Why this conversion matters in chemistry

Most chemistry runs in liters, but consumer-product formulations and US household specifications stay in fluid ounces. A 10 L pilot batch of a personal-care formulation works out to 338.1 fl oz of total fill — useful when planning bottle counts across the standard retail sizes (8, 16.9, and 33.8 fl oz). The factor is 33.814 fl oz per liter, exact through the SI definition of the US fluid ounce. The conversion is the usual step that lets a metric lab volume meet a US-spec product label.

Formula

fl oz = L × 33.814

Worked Examples

1 L = 33.814 fl oz

One liter — the conversion anchor between a metric volumetric flask and its fl oz equivalent.

2 L = 67.628 fl oz

A 2 L stock bottle — about 68 fl oz, comfortably more than a 64 fl oz half-gallon container.

0.5 L = 16.907 fl oz

Half a liter — close to a US pint (16 fl oz), but about 6% larger.

0.1 L = 3.381 fl oz

100 mL — about 3.4 fl oz, the volume in a small graduated cylinder.

Frequently Asked Questions

How do I convert liters to fluid ounces?
Multiply by 33.814. So 1 L becomes 33.814 fl oz, the value behind every metric translation into US customary liquid volumes.
How many fl oz are in a liter?
About 33.814 US fluid ounces.
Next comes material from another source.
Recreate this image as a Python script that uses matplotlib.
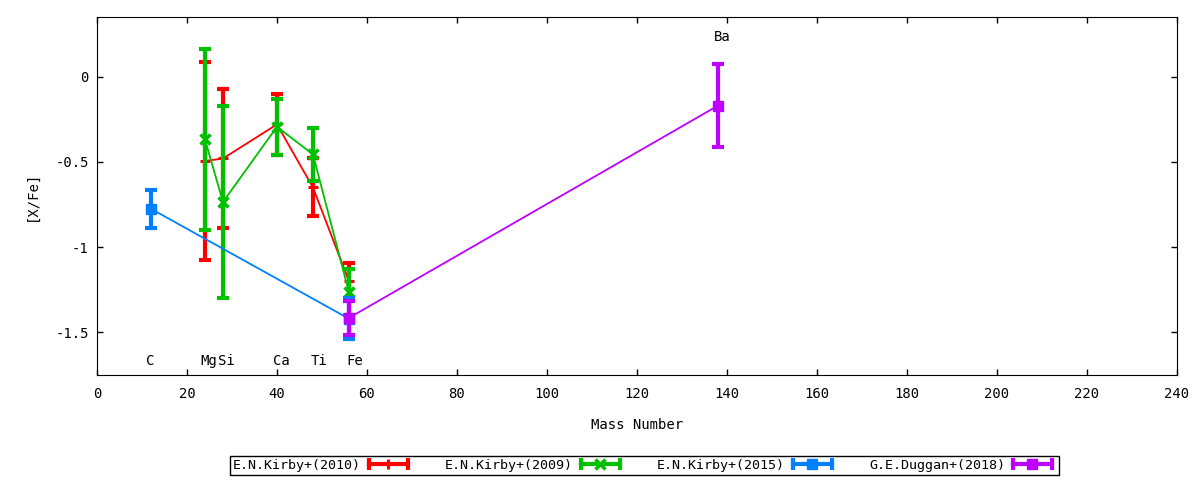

The factor is exact through the SI definition of the US fl oz at 29.5735 mL.
Is this US or Imperial fluid ounces?
This converter uses US fluid ounces (1 fl oz = 29.5735 mL). UK Imperial fluid ounces are smaller at 28.4131 mL, so a liter holds about 35.2 of them.
Why would a chemist need this conversion?
When translating between a lab solvent or reagent volume in liters and a consumer-product formulation, household chemistry recipe, or US-spec industrial container described in fl oz.